» Data shown
<<<<

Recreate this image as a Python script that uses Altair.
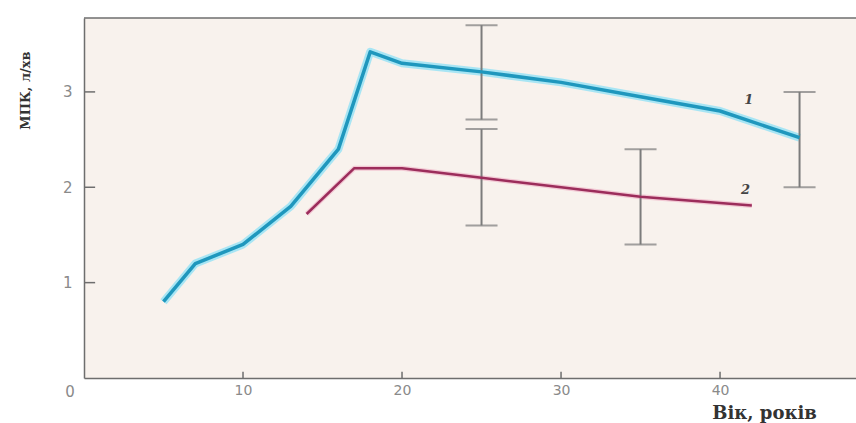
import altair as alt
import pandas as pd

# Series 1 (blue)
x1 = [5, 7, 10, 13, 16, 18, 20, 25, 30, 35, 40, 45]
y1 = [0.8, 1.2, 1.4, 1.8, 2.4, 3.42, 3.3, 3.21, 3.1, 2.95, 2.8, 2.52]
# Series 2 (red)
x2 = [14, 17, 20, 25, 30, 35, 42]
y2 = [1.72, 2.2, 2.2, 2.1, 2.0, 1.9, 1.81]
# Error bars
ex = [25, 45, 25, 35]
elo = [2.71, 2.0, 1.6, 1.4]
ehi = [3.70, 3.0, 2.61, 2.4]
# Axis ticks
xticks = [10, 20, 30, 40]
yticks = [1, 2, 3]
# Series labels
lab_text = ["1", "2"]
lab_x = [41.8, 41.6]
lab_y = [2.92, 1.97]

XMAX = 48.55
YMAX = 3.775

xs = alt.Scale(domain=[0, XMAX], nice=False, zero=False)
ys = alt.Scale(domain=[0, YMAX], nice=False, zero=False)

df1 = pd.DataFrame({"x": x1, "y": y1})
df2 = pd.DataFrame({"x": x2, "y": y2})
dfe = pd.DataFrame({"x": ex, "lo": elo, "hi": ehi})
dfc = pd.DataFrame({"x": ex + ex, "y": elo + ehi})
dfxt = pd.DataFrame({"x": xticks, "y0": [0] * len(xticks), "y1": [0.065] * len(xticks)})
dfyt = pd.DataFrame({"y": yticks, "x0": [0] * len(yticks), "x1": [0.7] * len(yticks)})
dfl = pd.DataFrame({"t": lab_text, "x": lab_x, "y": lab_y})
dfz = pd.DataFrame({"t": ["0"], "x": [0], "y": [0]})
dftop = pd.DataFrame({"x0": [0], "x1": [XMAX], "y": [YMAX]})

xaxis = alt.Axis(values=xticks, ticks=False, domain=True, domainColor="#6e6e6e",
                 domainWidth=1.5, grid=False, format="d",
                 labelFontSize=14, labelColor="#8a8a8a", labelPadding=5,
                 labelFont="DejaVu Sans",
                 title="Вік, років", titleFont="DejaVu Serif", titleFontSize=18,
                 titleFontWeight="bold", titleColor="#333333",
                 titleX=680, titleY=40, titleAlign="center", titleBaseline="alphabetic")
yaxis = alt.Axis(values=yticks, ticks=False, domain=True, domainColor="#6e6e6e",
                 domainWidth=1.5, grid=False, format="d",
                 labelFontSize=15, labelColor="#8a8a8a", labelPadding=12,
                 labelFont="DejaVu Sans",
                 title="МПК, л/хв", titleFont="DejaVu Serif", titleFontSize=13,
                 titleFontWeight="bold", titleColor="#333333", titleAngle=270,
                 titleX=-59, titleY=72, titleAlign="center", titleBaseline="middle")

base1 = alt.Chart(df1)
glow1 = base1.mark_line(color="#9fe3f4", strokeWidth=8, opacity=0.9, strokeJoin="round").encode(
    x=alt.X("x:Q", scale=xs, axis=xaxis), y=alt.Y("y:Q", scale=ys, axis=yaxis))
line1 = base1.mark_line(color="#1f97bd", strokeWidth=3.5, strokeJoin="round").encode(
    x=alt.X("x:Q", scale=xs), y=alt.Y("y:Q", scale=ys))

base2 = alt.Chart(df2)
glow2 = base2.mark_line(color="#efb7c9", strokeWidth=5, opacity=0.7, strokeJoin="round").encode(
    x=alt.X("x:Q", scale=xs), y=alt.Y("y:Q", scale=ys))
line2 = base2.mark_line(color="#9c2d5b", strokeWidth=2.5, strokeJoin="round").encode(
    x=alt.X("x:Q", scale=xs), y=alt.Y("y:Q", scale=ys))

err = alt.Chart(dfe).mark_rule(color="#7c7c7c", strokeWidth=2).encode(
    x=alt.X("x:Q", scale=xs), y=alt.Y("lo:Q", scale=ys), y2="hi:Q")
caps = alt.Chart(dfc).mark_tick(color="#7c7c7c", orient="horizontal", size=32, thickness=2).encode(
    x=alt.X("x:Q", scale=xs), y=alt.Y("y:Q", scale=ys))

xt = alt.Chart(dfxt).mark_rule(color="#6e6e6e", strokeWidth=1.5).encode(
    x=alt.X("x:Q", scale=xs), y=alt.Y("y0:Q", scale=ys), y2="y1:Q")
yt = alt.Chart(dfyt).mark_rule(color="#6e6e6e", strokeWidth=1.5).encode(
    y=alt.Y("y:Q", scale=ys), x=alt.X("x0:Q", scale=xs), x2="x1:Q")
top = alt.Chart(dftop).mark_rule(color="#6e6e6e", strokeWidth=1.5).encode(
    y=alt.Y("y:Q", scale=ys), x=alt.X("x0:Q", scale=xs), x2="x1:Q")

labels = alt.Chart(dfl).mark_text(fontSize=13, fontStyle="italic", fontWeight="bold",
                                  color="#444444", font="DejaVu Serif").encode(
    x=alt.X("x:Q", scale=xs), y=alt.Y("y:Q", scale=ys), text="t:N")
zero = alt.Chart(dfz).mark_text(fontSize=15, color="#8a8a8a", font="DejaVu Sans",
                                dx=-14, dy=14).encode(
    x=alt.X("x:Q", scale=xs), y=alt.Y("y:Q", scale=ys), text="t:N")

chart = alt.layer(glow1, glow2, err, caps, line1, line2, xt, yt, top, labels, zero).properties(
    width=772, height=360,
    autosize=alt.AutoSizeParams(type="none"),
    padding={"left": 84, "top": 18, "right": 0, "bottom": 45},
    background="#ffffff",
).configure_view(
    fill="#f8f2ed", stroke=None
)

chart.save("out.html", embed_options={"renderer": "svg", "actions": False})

>>>>

» Task brief
Copy exactly the lines running from the beginning of the listing through the line that has "import pandas as pd". Drop the pictures.

» Result of the task
Recreate this image as a Python script that uses Altair.
import altair as alt
import pandas as pd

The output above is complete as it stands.